━━ Information supplied

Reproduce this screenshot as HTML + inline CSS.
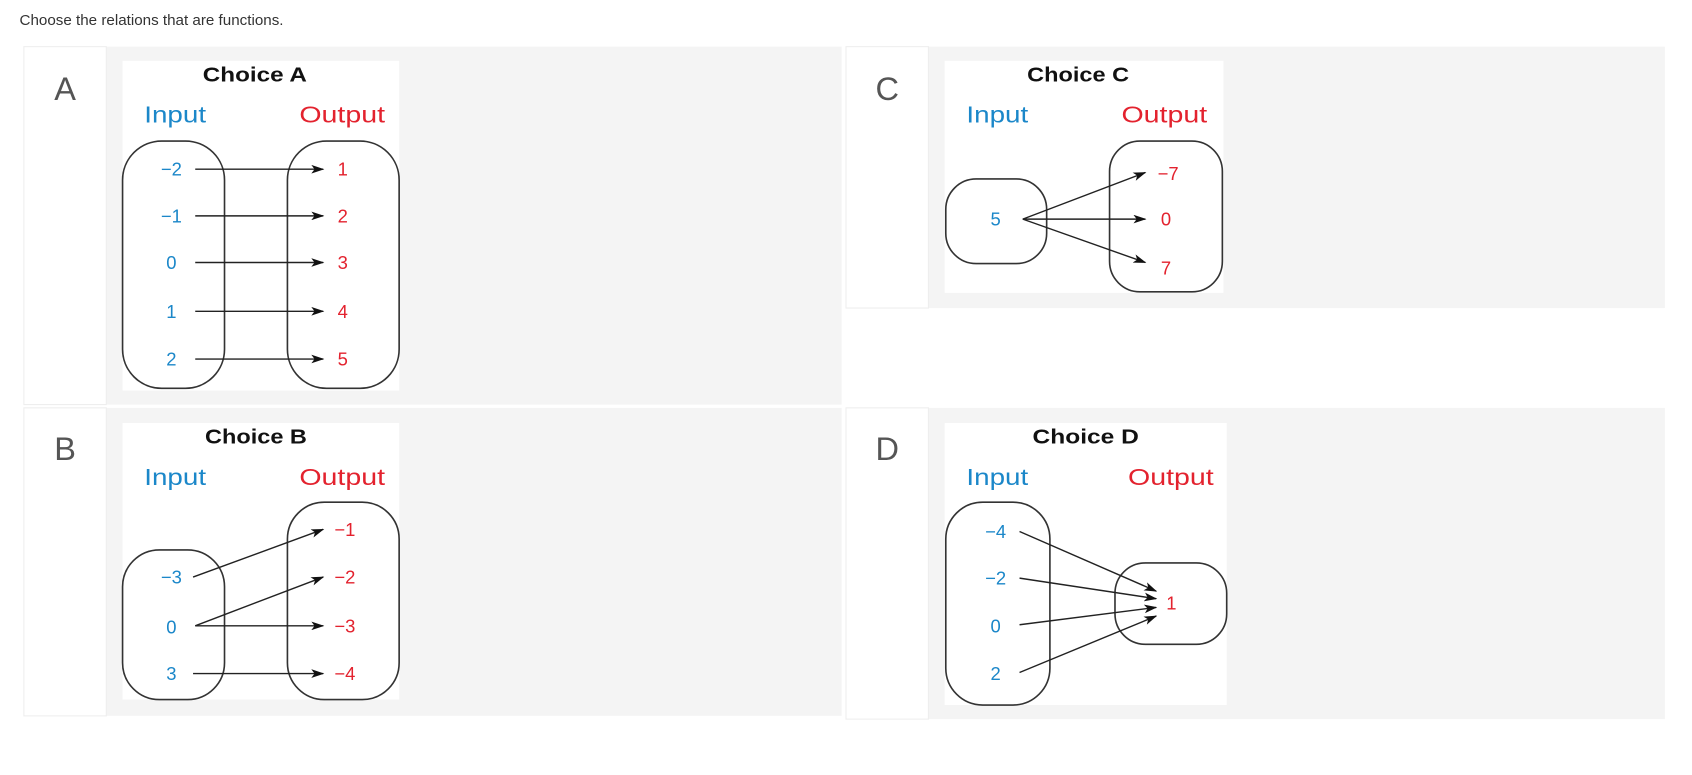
<!DOCTYPE html>
<html><head><meta charset="utf-8"><style>
html,body{margin:0;padding:0;background:#fff;width:1692px;height:775px;overflow:hidden}
svg{display:block}
.t{font-family:"Liberation Sans",sans-serif}
.ti{font-family:"Liberation Sans",sans-serif;font-weight:bold;font-size:19px;fill:#111}
.in{font-family:"Liberation Sans",sans-serif;font-size:21px;fill:#1b87c9}
.out{font-family:"Liberation Sans",sans-serif;font-size:21px;fill:#e3222e}
.ni{font-family:"Liberation Sans",sans-serif;font-size:17px;fill:#1b87c9;text-anchor:middle}
.no{font-family:"Liberation Sans",sans-serif;font-size:17px;fill:#e3222e;text-anchor:middle}
.lt{font-family:"Liberation Sans",sans-serif;font-size:30px;fill:#555;text-anchor:middle}
.ov{fill:none;stroke:#333;stroke-width:1.5}
.ar{stroke:#222;stroke-width:1.3;marker-end:url(#m)}
</style></head><body>
<svg width="1692" height="775" viewBox="0 0 1560 714.5">
<defs><marker id="m" markerWidth="12" markerHeight="8" refX="11" refY="4" orient="auto" markerUnits="userSpaceOnUse"><path d="M0,0 L12,4 L0,8 L3,4 z" fill="#111"/></marker></defs>
<text class="t" x="18" y="23" font-size="14" fill="#333">Choose the relations that are functions.</text>
<rect x="22" y="43" width="754" height="330" fill="#f4f4f4"/><rect x="22" y="43" width="76" height="330" fill="#fff" stroke="#eee"/>
<rect x="780" y="43" width="755" height="241" fill="#f4f4f4"/><rect x="780" y="43" width="76" height="241" fill="#fff" stroke="#eee"/>
<rect x="22" y="376" width="754" height="284" fill="#f4f4f4"/><rect x="22" y="376" width="76" height="284" fill="#fff" stroke="#eee"/>
<rect x="780" y="376" width="755" height="287" fill="#f4f4f4"/><rect x="780" y="376" width="76" height="287" fill="#fff" stroke="#eee"/>
<text class="lt" x="60" y="92">A</text><text class="lt" x="818" y="92">C</text>
<text class="lt" x="60" y="424">B</text><text class="lt" x="818" y="424">D</text>
<!-- A -->
<rect x="113" y="56" width="255" height="304" fill="#fff"/>
<text class="ti" x="187" y="75" textLength="96" lengthAdjust="spacingAndGlyphs">Choice A</text>
<text class="in" x="133" y="113" textLength="57" lengthAdjust="spacingAndGlyphs">Input</text><text class="out" x="276" y="113" textLength="79" lengthAdjust="spacingAndGlyphs">Output</text>
<rect class="ov" x="113" y="130" width="94" height="228" rx="36"/>
<rect class="ov" x="265" y="130" width="103" height="228" rx="36"/>
<text class="ni" x="158" y="162">−2</text><text class="no" x="316" y="162">1</text>
<text class="ni" x="158" y="205">−1</text><text class="no" x="316" y="205">2</text>
<text class="ni" x="158" y="248">0</text><text class="no" x="316" y="248">3</text>
<text class="ni" x="158" y="293">1</text><text class="no" x="316" y="293">4</text>
<text class="ni" x="158" y="337">2</text><text class="no" x="316" y="337">5</text>
<line class="ar" x1="180" y1="156" x2="298" y2="156"/>
<line class="ar" x1="180" y1="199" x2="298" y2="199"/>
<line class="ar" x1="180" y1="242" x2="298" y2="242"/>
<line class="ar" x1="180" y1="287" x2="298" y2="287"/>
<line class="ar" x1="180" y1="331" x2="298" y2="331"/>
<!-- C -->
<rect x="871" y="56" width="257" height="214" fill="#fff"/>
<text class="ti" x="947" y="75" textLength="94" lengthAdjust="spacingAndGlyphs">Choice C</text>
<text class="in" x="891" y="113" textLength="57" lengthAdjust="spacingAndGlyphs">Input</text><text class="out" x="1034" y="113" textLength="79" lengthAdjust="spacingAndGlyphs">Output</text>
<rect class="ov" x="872" y="165" width="93" height="78" rx="28"/>
<rect class="ov" x="1023" y="130" width="104" height="139" rx="28"/>
<text class="ni" x="918" y="208">5</text>
<text class="no" x="1077" y="166">−7</text><text class="no" x="1075" y="208">0</text><text class="no" x="1075" y="253">7</text>
<line class="ar" x1="943" y1="202" x2="1056" y2="159"/>
<line class="ar" x1="943" y1="202" x2="1056" y2="202"/>
<line class="ar" x1="943" y1="202" x2="1056" y2="242"/>
<!-- B -->
<rect x="113" y="390" width="255" height="255" fill="#fff"/>
<text class="ti" x="189" y="409" textLength="94" lengthAdjust="spacingAndGlyphs">Choice B</text>
<text class="in" x="133" y="447" textLength="57" lengthAdjust="spacingAndGlyphs">Input</text><text class="out" x="276" y="447" textLength="79" lengthAdjust="spacingAndGlyphs">Output</text>
<rect class="ov" x="113" y="507" width="94" height="138" rx="34"/>
<rect class="ov" x="265" y="463" width="103" height="182" rx="34"/>
<text class="ni" x="158" y="538">−3</text><text class="ni" x="158" y="584">0</text><text class="ni" x="158" y="627">3</text>
<text class="no" x="318" y="494">−1</text><text class="no" x="318" y="538">−2</text><text class="no" x="318" y="583">−3</text><text class="no" x="318" y="627">−4</text>
<line class="ar" x1="178" y1="532" x2="298" y2="488"/>
<line class="ar" x1="180" y1="577" x2="298" y2="532"/>
<line class="ar" x1="180" y1="577" x2="298" y2="577"/>
<line class="ar" x1="178" y1="621" x2="298" y2="621"/>
<!-- D -->
<rect x="871" y="390" width="260" height="260" fill="#fff"/>
<text class="ti" x="952" y="409" textLength="98" lengthAdjust="spacingAndGlyphs">Choice D</text>
<text class="in" x="891" y="447" textLength="57" lengthAdjust="spacingAndGlyphs">Input</text><text class="out" x="1040" y="447" textLength="79" lengthAdjust="spacingAndGlyphs">Output</text>
<rect class="ov" x="872" y="463" width="96" height="187" rx="34"/>
<rect class="ov" x="1028" y="519" width="103" height="75" rx="28"/>
<text class="ni" x="918" y="496">−4</text><text class="ni" x="918" y="539">−2</text><text class="ni" x="918" y="583">0</text><text class="ni" x="918" y="627">2</text>
<text class="no" x="1080" y="562">1</text>
<line class="ar" x1="940" y1="490" x2="1066" y2="545"/>
<line class="ar" x1="940" y1="533" x2="1066" y2="552"/>
<line class="ar" x1="940" y1="576" x2="1066" y2="560"/>
<line class="ar" x1="940" y1="620" x2="1066" y2="568"/>
</svg>
</body></html>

━━━━

• [Brief] Output the material word for word, omitting its pictures.

• [Problem solution]
Reproduce this screenshot as HTML + inline CSS.
<!DOCTYPE html>
<html><head><meta charset="utf-8"><style>
html,body{margin:0;padding:0;background:#fff;width:1692px;height:775px;overflow:hidden}
svg{display:block}
.t{font-family:"Liberation Sans",sans-serif}
.ti{font-family:"Liberation Sans",sans-serif;font-weight:bold;font-size:19px;fill:#111}
.in{font-family:"Liberation Sans",sans-serif;font-size:21px;fill:#1b87c9}
.out{font-family:"Liberation Sans",sans-serif;font-size:21px;fill:#e3222e}
.ni{font-family:"Liberation Sans",sans-serif;font-size:17px;fill:#1b87c9;text-anchor:middle}
.no{font-family:"Liberation Sans",sans-serif;font-size:17px;fill:#e3222e;text-anchor:middle}
.lt{font-family:"Liberation Sans",sans-serif;font-size:30px;fill:#555;text-anchor:middle}
.ov{fill:none;stroke:#333;stroke-width:1.5}
.ar{stroke:#222;stroke-width:1.3;marker-end:url(#m)}
</style></head><body>
<svg width="1692" height="775" viewBox="0 0 1560 714.5">
<defs><marker id="m" markerWidth="12" markerHeight="8" refX="11" refY="4" orient="auto" markerUnits="userSpaceOnUse"><path d="M0,0 L12,4 L0,8 L3,4 z" fill="#111"/></marker></defs>
<text class="t" x="18" y="23" font-size="14" fill="#333">Choose the relations that are functions.</text>
<rect x="22" y="43" width="754" height="330" fill="#f4f4f4"/><rect x="22" y="43" width="76" height="330" fill="#fff" stroke="#eee"/>
<rect x="780" y="43" width="755" height="241" fill="#f4f4f4"/><rect x="780" y="43" width="76" height="241" fill="#fff" stroke="#eee"/>
<rect x="22" y="376" width="754" height="284" fill="#f4f4f4"/><rect x="22" y="376" width="76" height="284" fill="#fff" stroke="#eee"/>
<rect x="780" y="376" width="755" height="287" fill="#f4f4f4"/><rect x="780" y="376" width="76" height="287" fill="#fff" stroke="#eee"/>
<text class="lt" x="60" y="92">A</text><text class="lt" x="818" y="92">C</text>
<text class="lt" x="60" y="424">B</text><text class="lt" x="818" y="424">D</text>
<!-- A -->
<rect x="113" y="56" width="255" height="304" fill="#fff"/>
<text class="ti" x="187" y="75" textLength="96" lengthAdjust="spacingAndGlyphs">Choice A</text>
<text class="in" x="133" y="113" textLength="57" lengthAdjust="spacingAndGlyphs">Input</text><text class="out" x="276" y="113" textLength="79" lengthAdjust="spacingAndGlyphs">Output</text>
<rect class="ov" x="113" y="130" width="94" height="228" rx="36"/>
<rect class="ov" x="265" y="130" width="103" height="228" rx="36"/>
<text class="ni" x="158" y="162">−2</text><text class="no" x="316" y="162">1</text>
<text class="ni" x="158" y="205">−1</text><text class="no" x="316" y="205">2</text>
<text class="ni" x="158" y="248">0</text><text class="no" x="316" y="248">3</text>
<text class="ni" x="158" y="293">1</text><text class="no" x="316" y="293">4</text>
<text class="ni" x="158" y="337">2</text><text class="no" x="316" y="337">5</text>
<line class="ar" x1="180" y1="156" x2="298" y2="156"/>
<line class="ar" x1="180" y1="199" x2="298" y2="199"/>
<line class="ar" x1="180" y1="242" x2="298" y2="242"/>
<line class="ar" x1="180" y1="287" x2="298" y2="287"/>
<line class="ar" x1="180" y1="331" x2="298" y2="331"/>
<!-- C -->
<rect x="871" y="56" width="257" height="214" fill="#fff"/>
<text class="ti" x="947" y="75" textLength="94" lengthAdjust="spacingAndGlyphs">Choice C</text>
<text class="in" x="891" y="113" textLength="57" lengthAdjust="spacingAndGlyphs">Input</text><text class="out" x="1034" y="113" textLength="79" lengthAdjust="spacingAndGlyphs">Output</text>
<rect class="ov" x="872" y="165" width="93" height="78" rx="28"/>
<rect class="ov" x="1023" y="130" width="104" height="139" rx="28"/>
<text class="ni" x="918" y="208">5</text>
<text class="no" x="1077" y="166">−7</text><text class="no" x="1075" y="208">0</text><text class="no" x="1075" y="253">7</text>
<line class="ar" x1="943" y1="202" x2="1056" y2="159"/>
<line class="ar" x1="943" y1="202" x2="1056" y2="202"/>
<line class="ar" x1="943" y1="202" x2="1056" y2="242"/>
<!-- B -->
<rect x="113" y="390" width="255" height="255" fill="#fff"/>
<text class="ti" x="189" y="409" textLength="94" lengthAdjust="spacingAndGlyphs">Choice B</text>
<text class="in" x="133" y="447" textLength="57" lengthAdjust="spacingAndGlyphs">Input</text><text class="out" x="276" y="447" textLength="79" lengthAdjust="spacingAndGlyphs">Output</text>
<rect class="ov" x="113" y="507" width="94" height="138" rx="34"/>
<rect class="ov" x="265" y="463" width="103" height="182" rx="34"/>
<text class="ni" x="158" y="538">−3</text><text class="ni" x="158" y="584">0</text><text class="ni" x="158" y="627">3</text>
<text class="no" x="318" y="494">−1</text><text class="no" x="318" y="538">−2</text><text class="no" x="318" y="583">−3</text><text class="no" x="318" y="627">−4</text>
<line class="ar" x1="178" y1="532" x2="298" y2="488"/>
<line class="ar" x1="180" y1="577" x2="298" y2="532"/>
<line class="ar" x1="180" y1="577" x2="298" y2="577"/>
<line class="ar" x1="178" y1="621" x2="298" y2="621"/>
<!-- D -->
<rect x="871" y="390" width="260" height="260" fill="#fff"/>
<text class="ti" x="952" y="409" textLength="98" lengthAdjust="spacingAndGlyphs">Choice D</text>
<text class="in" x="891" y="447" textLength="57" lengthAdjust="spacingAndGlyphs">Input</text><text class="out" x="1040" y="447" textLength="79" lengthAdjust="spacingAndGlyphs">Output</text>
<rect class="ov" x="872" y="463" width="96" height="187" rx="34"/>
<rect class="ov" x="1028" y="519" width="103" height="75" rx="28"/>
<text class="ni" x="918" y="496">−4</text><text class="ni" x="918" y="539">−2</text><text class="ni" x="918" y="583">0</text><text class="ni" x="918" y="627">2</text>
<text class="no" x="1080" y="562">1</text>
<line class="ar" x1="940" y1="490" x2="1066" y2="545"/>
<line class="ar" x1="940" y1="533" x2="1066" y2="552"/>
<line class="ar" x1="940" y1="576" x2="1066" y2="560"/>
<line class="ar" x1="940" y1="620" x2="1066" y2="568"/>
</svg>
</body></html>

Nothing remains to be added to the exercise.